Probolinggo, Indonara - Satuan Tugas Minuman Keras (Satgas Miras) dari
Satuan Polisi Pamong Praja (Satpol PP) Kabupaten Probolinggo menyegel sebuah
rumah toko (ruko) di kawasan Perumahan Green Garden, Desa Sumberlele, Kecamatan
Kraksaan, pada Selasa (8/7/2025). Penyegelan dilakukan karena ruko tersebut
diduga menjual minuman keras (miras) tanpa dokumen legalitas usaha yang
lengkap.
Sebelum penyegelan
dilakukan, Satgas Miras telah beberapa kali memberikan peringatan kepada
pemilik usaha, termasuk saat melakukan penyitaan empat dus miras oplosan jenis
arak Bali dari lokasi yang sama.
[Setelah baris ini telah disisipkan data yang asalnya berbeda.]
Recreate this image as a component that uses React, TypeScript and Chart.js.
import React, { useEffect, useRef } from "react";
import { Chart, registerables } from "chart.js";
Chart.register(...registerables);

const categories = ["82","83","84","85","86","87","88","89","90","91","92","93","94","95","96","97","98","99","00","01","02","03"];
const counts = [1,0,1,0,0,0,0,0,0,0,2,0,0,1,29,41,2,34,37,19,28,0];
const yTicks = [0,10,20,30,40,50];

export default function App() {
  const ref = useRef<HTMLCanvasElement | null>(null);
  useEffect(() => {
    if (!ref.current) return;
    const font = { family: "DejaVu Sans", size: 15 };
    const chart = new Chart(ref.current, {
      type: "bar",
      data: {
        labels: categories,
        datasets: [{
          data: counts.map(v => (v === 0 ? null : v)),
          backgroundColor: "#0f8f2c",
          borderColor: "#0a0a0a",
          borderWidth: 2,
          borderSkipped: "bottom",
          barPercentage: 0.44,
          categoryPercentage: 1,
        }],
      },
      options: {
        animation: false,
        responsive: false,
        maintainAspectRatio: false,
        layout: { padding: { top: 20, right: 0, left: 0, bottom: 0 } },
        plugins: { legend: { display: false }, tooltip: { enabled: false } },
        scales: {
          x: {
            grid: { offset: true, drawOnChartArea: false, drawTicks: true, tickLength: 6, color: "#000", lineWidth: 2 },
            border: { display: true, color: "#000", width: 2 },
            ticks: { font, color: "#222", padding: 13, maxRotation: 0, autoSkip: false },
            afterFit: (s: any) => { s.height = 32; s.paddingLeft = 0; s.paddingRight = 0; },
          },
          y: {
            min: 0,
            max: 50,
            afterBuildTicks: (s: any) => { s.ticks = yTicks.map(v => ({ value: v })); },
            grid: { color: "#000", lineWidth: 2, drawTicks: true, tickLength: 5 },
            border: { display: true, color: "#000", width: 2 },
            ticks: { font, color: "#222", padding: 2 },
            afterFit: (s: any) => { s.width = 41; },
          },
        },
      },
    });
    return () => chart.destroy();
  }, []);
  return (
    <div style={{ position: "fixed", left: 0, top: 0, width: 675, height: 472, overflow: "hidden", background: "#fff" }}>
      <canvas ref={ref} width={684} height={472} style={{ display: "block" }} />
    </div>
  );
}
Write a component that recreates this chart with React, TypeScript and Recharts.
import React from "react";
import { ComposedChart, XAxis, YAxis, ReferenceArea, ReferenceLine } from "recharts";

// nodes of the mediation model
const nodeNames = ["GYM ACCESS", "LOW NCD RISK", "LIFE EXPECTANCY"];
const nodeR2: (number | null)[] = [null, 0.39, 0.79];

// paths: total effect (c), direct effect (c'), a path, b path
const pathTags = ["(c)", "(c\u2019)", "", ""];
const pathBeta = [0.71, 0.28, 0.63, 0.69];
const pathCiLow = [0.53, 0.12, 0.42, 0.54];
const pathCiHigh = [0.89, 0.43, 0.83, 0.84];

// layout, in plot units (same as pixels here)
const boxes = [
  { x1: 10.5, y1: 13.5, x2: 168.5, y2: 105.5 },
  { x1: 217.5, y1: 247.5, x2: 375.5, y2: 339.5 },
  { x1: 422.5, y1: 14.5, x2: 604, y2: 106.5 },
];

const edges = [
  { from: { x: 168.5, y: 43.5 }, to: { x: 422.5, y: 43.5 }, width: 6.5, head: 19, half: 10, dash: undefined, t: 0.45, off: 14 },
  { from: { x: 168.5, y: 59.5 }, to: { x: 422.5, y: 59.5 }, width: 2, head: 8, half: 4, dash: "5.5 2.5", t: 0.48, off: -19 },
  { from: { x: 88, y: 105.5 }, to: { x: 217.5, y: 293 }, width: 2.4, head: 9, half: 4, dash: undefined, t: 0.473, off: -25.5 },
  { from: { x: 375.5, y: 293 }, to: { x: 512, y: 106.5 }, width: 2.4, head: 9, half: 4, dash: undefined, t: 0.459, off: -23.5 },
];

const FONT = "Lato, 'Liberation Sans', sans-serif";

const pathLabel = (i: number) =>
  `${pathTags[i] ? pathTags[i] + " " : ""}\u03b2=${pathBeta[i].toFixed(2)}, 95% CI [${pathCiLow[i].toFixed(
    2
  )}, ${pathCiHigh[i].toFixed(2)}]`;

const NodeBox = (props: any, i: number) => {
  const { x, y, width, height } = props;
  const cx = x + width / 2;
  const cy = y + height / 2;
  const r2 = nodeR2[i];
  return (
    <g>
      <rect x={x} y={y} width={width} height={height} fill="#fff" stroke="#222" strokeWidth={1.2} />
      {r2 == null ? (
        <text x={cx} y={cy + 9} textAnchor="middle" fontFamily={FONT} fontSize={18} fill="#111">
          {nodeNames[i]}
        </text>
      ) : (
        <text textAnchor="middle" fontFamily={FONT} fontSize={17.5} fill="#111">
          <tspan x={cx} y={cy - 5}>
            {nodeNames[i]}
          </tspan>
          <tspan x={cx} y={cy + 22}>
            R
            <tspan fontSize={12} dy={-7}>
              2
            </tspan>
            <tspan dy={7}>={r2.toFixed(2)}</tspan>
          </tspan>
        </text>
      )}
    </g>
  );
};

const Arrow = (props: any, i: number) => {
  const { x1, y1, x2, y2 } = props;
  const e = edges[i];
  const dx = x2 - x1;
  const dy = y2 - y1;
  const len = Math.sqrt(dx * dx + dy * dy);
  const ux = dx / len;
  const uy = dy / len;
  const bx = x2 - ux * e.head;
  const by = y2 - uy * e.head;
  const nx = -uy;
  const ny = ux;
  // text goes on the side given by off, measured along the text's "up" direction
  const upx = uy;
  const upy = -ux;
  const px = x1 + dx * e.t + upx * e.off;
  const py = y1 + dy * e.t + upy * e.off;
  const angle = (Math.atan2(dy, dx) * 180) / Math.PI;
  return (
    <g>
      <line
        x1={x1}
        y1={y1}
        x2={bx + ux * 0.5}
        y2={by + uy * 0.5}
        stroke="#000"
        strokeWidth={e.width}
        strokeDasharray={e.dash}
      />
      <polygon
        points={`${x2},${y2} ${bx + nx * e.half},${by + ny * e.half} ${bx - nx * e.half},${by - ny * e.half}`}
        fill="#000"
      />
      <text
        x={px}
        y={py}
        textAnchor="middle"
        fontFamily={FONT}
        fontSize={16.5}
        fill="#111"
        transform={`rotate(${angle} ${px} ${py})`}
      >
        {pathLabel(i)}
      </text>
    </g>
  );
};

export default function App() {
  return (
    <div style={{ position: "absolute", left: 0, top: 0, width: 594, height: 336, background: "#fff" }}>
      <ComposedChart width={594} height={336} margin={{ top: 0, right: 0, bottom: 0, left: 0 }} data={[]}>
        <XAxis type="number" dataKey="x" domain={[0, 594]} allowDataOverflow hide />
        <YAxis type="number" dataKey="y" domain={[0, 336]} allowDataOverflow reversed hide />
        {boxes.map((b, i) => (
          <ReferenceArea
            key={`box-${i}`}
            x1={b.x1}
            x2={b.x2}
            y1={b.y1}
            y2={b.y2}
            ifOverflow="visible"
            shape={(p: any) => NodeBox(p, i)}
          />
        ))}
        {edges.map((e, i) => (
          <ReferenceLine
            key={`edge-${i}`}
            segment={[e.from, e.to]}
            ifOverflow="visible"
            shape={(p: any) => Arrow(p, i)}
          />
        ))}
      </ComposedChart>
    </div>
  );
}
Sementara itu, ribuan botol miras bercukai
lainnya tidak disita, tetapi pemilik diminta segera mengurus perizinannya.
Namun, hingga batas waktu yang diberikan pada Senin (7/7), izin yang diminta
tidak kunjung dipenuhi.
"Langkah
penyegelan ini bersifat sementara dan dilakukan secara terbuka dengan
disaksikan langsung oleh kuasa hukum pemilik toko," ujar Kepala Satpol PP
Kabupaten Probolinggo, Sugeng Wiyanto.
Sugeng menjelaskan
bahwa izin-izin yang masih bermasalah antara lain adalah izin operasional dan
Izin Mendirikan Bangunan (IMB) yang tidak sesuai dengan peruntukan, titik
koordinat gudang yang tidak cocok dengan dokumen, serta belum adanya Tanda
Daftar Gudang. Selain itu, legalitas dari kementerian dan aspek permodalan
usaha juga masih dalam tahap konfirmasi.
“Kami beri
kesempatan kepada pemilik toko untuk melengkapi semua dokumen yang diperlukan.
Ini adalah bentuk penghormatan terhadap proses hukum dan administrasi,”
tambahnya.
Langkah penyegelan
ini merupakan tindak lanjut dari hasil inspeksi lapangan yang dilakukan
sebelumnya oleh tim Satgas Miras yang terdiri dari unsur Satpol PP, tokoh
agama, Majelis Ulama Indonesia (MUI), serta sejumlah organisasi masyarakat.
Dalam inspeksi tersebut, pihak toko tidak dapat menunjukkan legalitas usaha
secara rinci.
Sementara itu, Juru
Bicara Sae Law Care, Mustofa, yang turut mendampingi proses inspeksi, menyebut
ada potensi pelanggaran hukum lain yang bisa ditelusuri, terutama terkait
pelaporan pajak dan lokasi usaha.
“Dari informasi
yang kami peroleh, modal awal toko disebut mencapai Rp5 miliar. Namun, mereka
melaporkan omzet nol setiap triwulan, padahal kenyataannya transaksi tetap
berjalan. Ini perlu ditelusuri lebih lanjut,” ungkap Mustofa.
Ia juga menyoroti aspek lokasi usaha yang dekat dengan pondok pesantren dan rumah ibadah. “Kalau mengacu pada aturan formal, seharusnya lokasi semacam ini tidak layak untuk usaha penjualan minuman keras,” ujarnya.
Pemerintah daerah menyatakan akan mendukung usaha tersebut jika seluruh izin telah dilengkapi dan sesuai dengan ketentuan yang berlaku.